[TASK TO COMPLETE]
The material below should be written out in full and exactly; pictures stay out of the copy.

begin MATERIAL PROVIDED

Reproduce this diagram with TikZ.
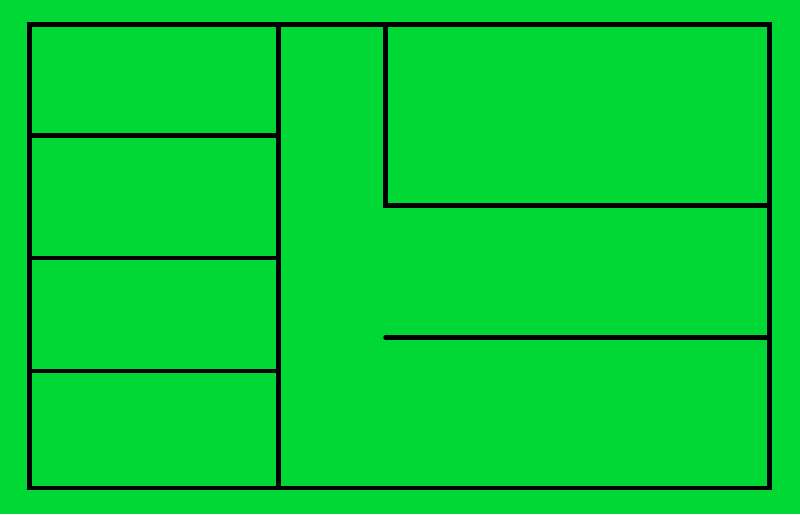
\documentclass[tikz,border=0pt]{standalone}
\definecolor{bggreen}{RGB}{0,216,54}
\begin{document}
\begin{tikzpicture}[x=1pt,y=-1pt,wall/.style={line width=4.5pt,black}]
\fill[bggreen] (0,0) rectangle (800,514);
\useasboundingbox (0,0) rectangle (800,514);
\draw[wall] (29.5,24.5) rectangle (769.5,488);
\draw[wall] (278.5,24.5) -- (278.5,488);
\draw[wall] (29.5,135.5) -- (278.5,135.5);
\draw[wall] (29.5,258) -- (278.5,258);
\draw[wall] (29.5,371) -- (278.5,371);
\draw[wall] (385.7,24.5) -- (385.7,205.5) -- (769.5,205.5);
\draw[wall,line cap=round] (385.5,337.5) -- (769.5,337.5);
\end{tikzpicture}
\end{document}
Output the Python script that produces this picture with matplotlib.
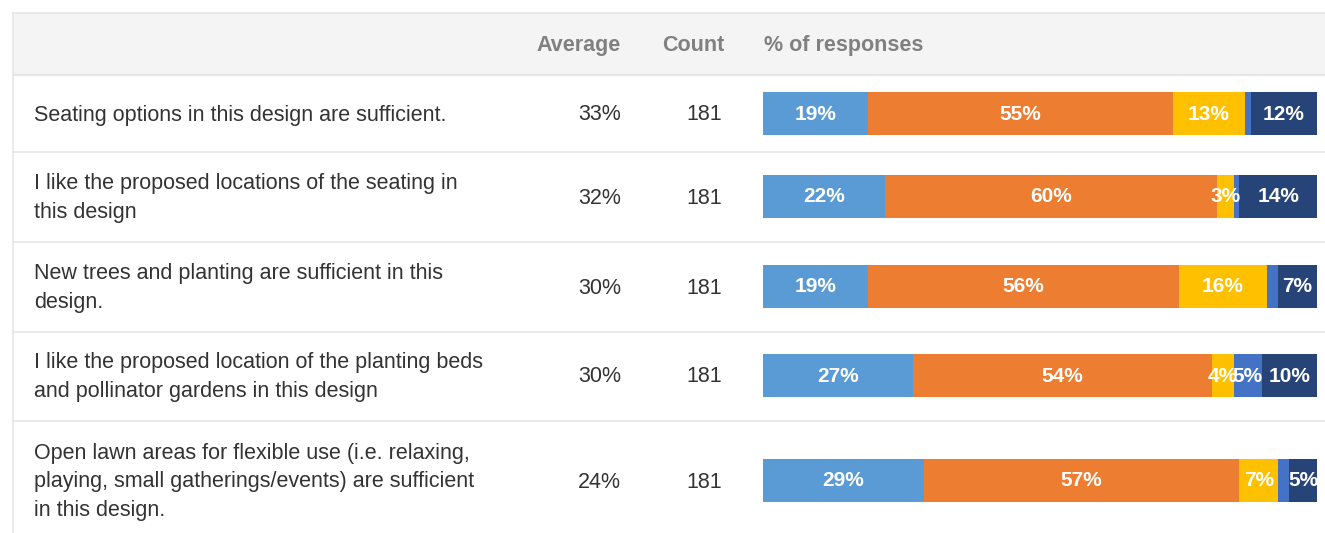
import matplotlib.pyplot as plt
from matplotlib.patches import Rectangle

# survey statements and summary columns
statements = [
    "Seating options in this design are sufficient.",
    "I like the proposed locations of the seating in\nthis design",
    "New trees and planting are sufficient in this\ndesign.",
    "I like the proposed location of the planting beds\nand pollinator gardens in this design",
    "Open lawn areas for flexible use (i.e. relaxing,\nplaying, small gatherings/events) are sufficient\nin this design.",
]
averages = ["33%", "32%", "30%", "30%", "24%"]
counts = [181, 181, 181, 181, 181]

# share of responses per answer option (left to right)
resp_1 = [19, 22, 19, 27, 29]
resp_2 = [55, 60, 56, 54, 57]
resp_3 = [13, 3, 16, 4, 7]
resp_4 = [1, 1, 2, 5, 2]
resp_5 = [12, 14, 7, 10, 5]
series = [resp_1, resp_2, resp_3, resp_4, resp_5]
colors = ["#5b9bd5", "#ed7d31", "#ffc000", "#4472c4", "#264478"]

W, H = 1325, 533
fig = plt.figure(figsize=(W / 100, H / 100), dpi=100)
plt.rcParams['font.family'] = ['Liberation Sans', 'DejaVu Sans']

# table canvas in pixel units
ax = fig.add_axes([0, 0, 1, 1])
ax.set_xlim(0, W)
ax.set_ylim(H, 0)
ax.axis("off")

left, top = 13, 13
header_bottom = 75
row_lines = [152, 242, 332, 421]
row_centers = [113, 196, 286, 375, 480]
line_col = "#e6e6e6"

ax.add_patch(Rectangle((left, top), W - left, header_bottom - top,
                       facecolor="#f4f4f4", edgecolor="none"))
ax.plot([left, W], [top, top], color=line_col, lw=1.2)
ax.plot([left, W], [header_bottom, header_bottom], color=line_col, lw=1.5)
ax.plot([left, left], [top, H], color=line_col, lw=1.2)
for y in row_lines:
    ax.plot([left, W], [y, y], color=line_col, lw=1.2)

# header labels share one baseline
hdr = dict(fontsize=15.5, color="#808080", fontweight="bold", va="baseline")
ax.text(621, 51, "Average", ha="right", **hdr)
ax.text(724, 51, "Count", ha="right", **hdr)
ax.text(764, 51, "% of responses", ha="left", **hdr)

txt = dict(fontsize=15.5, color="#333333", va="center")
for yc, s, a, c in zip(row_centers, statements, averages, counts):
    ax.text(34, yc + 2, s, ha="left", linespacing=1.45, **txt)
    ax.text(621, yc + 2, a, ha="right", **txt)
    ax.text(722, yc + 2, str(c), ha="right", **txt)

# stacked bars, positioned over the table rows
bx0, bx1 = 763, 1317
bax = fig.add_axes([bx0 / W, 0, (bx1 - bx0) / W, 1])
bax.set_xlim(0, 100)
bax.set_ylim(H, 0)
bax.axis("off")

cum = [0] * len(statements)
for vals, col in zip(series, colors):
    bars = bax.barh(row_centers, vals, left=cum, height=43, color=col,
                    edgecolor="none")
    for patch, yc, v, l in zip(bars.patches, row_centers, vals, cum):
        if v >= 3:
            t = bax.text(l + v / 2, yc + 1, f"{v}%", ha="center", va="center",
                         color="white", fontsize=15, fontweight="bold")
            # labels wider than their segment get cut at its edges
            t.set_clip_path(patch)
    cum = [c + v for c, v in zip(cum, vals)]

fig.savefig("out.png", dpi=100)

end MATERIAL PROVIDED

[WRITTEN RESPONSE]
Reproduce this diagram with TikZ.
\documentclass[tikz,border=0pt]{standalone}
\definecolor{bggreen}{RGB}{0,216,54}
\begin{document}
\begin{tikzpicture}[x=1pt,y=-1pt,wall/.style={line width=4.5pt,black}]
\fill[bggreen] (0,0) rectangle (800,514);
\useasboundingbox (0,0) rectangle (800,514);
\draw[wall] (29.5,24.5) rectangle (769.5,488);
\draw[wall] (278.5,24.5) -- (278.5,488);
\draw[wall] (29.5,135.5) -- (278.5,135.5);
\draw[wall] (29.5,258) -- (278.5,258);
\draw[wall] (29.5,371) -- (278.5,371);
\draw[wall] (385.7,24.5) -- (385.7,205.5) -- (769.5,205.5);
\draw[wall,line cap=round] (385.5,337.5) -- (769.5,337.5);
\end{tikzpicture}
\end{document}
Output the Python script that produces this picture with matplotlib.
import matplotlib.pyplot as plt
from matplotlib.patches import Rectangle

# survey statements and summary columns
statements = [
    "Seating options in this design are sufficient.",
    "I like the proposed locations of the seating in\nthis design",
    "New trees and planting are sufficient in this\ndesign.",
    "I like the proposed location of the planting beds\nand pollinator gardens in this design",
    "Open lawn areas for flexible use (i.e. relaxing,\nplaying, small gatherings/events) are sufficient\nin this design.",
]
averages = ["33%", "32%", "30%", "30%", "24%"]
counts = [181, 181, 181, 181, 181]

# share of responses per answer option (left to right)
resp_1 = [19, 22, 19, 27, 29]
resp_2 = [55, 60, 56, 54, 57]
resp_3 = [13, 3, 16, 4, 7]
resp_4 = [1, 1, 2, 5, 2]
resp_5 = [12, 14, 7, 10, 5]
series = [resp_1, resp_2, resp_3, resp_4, resp_5]
colors = ["#5b9bd5", "#ed7d31", "#ffc000", "#4472c4", "#264478"]

W, H = 1325, 533
fig = plt.figure(figsize=(W / 100, H / 100), dpi=100)
plt.rcParams['font.family'] = ['Liberation Sans', 'DejaVu Sans']

# table canvas in pixel units
ax = fig.add_axes([0, 0, 1, 1])
ax.set_xlim(0, W)
ax.set_ylim(H, 0)
ax.axis("off")

left, top = 13, 13
header_bottom = 75
row_lines = [152, 242, 332, 421]
row_centers = [113, 196, 286, 375, 480]
line_col = "#e6e6e6"

ax.add_patch(Rectangle((left, top), W - left, header_bottom - top,
                       facecolor="#f4f4f4", edgecolor="none"))
ax.plot([left, W], [top, top], color=line_col, lw=1.2)
ax.plot([left, W], [header_bottom, header_bottom], color=line_col, lw=1.5)
ax.plot([left, left], [top, H], color=line_col, lw=1.2)
for y in row_lines:
    ax.plot([left, W], [y, y], color=line_col, lw=1.2)

# header labels share one baseline
hdr = dict(fontsize=15.5, color="#808080", fontweight="bold", va="baseline")
ax.text(621, 51, "Average", ha="right", **hdr)
ax.text(724, 51, "Count", ha="right", **hdr)
ax.text(764, 51, "% of responses", ha="left", **hdr)

txt = dict(fontsize=15.5, color="#333333", va="center")
for yc, s, a, c in zip(row_centers, statements, averages, counts):
    ax.text(34, yc + 2, s, ha="left", linespacing=1.45, **txt)
    ax.text(621, yc + 2, a, ha="right", **txt)
    ax.text(722, yc + 2, str(c), ha="right", **txt)

# stacked bars, positioned over the table rows
bx0, bx1 = 763, 1317
bax = fig.add_axes([bx0 / W, 0, (bx1 - bx0) / W, 1])
bax.set_xlim(0, 100)
bax.set_ylim(H, 0)
bax.axis("off")

cum = [0] * len(statements)
for vals, col in zip(series, colors):
    bars = bax.barh(row_centers, vals, left=cum, height=43, color=col,
                    edgecolor="none")
    for patch, yc, v, l in zip(bars.patches, row_centers, vals, cum):
        if v >= 3:
            t = bax.text(l + v / 2, yc + 1, f"{v}%", ha="center", va="center",
                         color="white", fontsize=15, fontweight="bold")
            # labels wider than their segment get cut at its edges
            t.set_clip_path(patch)
    cum = [c + v for c, v in zip(cum, vals)]

fig.savefig("out.png", dpi=100)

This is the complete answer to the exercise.